Siyah-beyaz dönemde her türlü olanaklardan mahrum gazetecilik yaparken yaşadığımız sıkıntıları yeni meslektaşlarımız bilsin istedim. Amaç onları meslekten soğutmak değil, meslek uğruna hergün bin defa ölen emekçileri tanımak onların bıraktığı yerden daha büyük bir heves ve heyecanla mesleği sürdürmeleridir”…
SORU : Kitabınızın tamamında gazetecilik hayatınızdan kesitler mevcut, hayatınızın tamamını yazarsanız en az bin sayfalık bir eser ortaya çıkardı herhalde değil mi?
YANIT : “Her insanın bir gizli dünyası ve kanayan yarası vardır. Biz Hakkari’de dünyaya gelerek ve burada yaşayarak handikap talihsizlik ile varolduk.
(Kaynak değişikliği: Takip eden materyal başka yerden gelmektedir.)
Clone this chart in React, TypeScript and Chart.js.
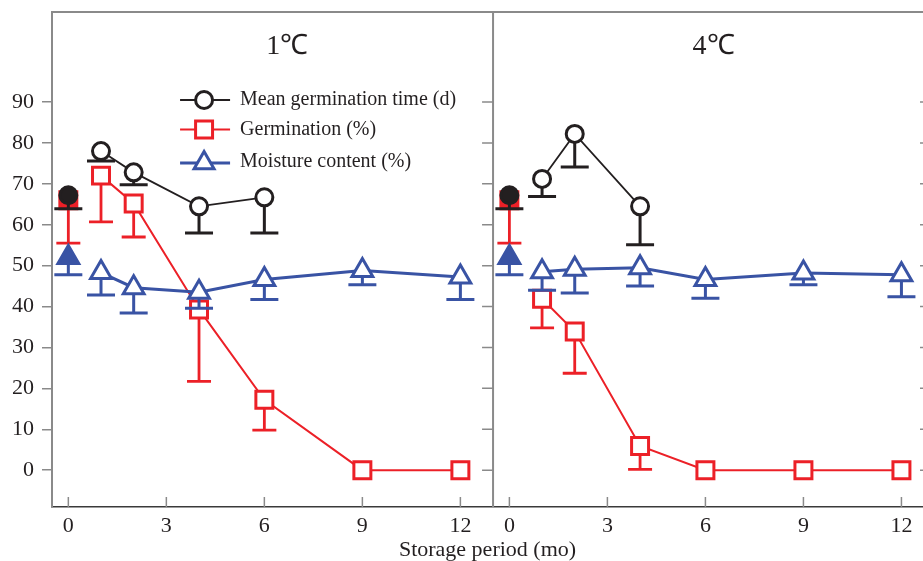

Bize sadece hırçın dağlarımız baktı. Haritadan göründüğümüz halde unutulduk. Türkiye’ye vatan bekçiliği yaptığımız halde üvey evlat muamelesi gördük. Her türlü hizmetten ve güzellikten mahrum bırakıldık. Hala şuan bile alternatif bir yolumuz yok. Varlıklı bir ailenin ferdi değilim. Topraklı evde doğdum ve büyüdüm.
Yırtılan çorabımdan kafasını çıkartan ayak parmaklarım yoksulluğumu selamlardı. Annemin diktiği yamalar çıplak bedenimi örterdi. Geceleri sessiz ağlardım ama kurumak bilmeyen yastığım beni ele verirdi. Yerlimalı haftasında hasta olma geleneğim değişmedi çünkü okula meyve götürecek para yoktu.
Dert ve keder insanlar için sunulan bir mecburiyettir. Ama ben yaşamım boyunca dert ve sıkıntılardan hiçbir şekilde kurtulamadım. Yazmak isteyip te yazamadığım yüreğimde bir türlü iyileşmeyi bilmeyen çok şey var.”
SORU : İnsanları artık bir süzgeçten geçiriyormusunuz. Mesleğinizde onca sıkıntılar yaşadıktan sonra?
YANIT : “İnsanları anlamak çok zor. Vicdan taşımayan bir insanın mevsimlerden farkı olmaz. Yönetimler değişse de zihniyet değişmiyor. Eğer gazeteci isen insanları süzgeçten geçirmek gibi bir lüksün olamaz. Okuyucuya doğru haber ve gelişmeleri aktarmakla mükellefsiniz. Bu meslekte sıkıntı bitmez. Dünya döndükçe, gündem var oldukça biz yıpranmaya, hedef olmaya ve yorulmaya mahkumuz. Onurlu bir meslek ama zorluğu çok fazla”…
SORU : İmza günleri ve etkinlikler düzenliyor musunuz?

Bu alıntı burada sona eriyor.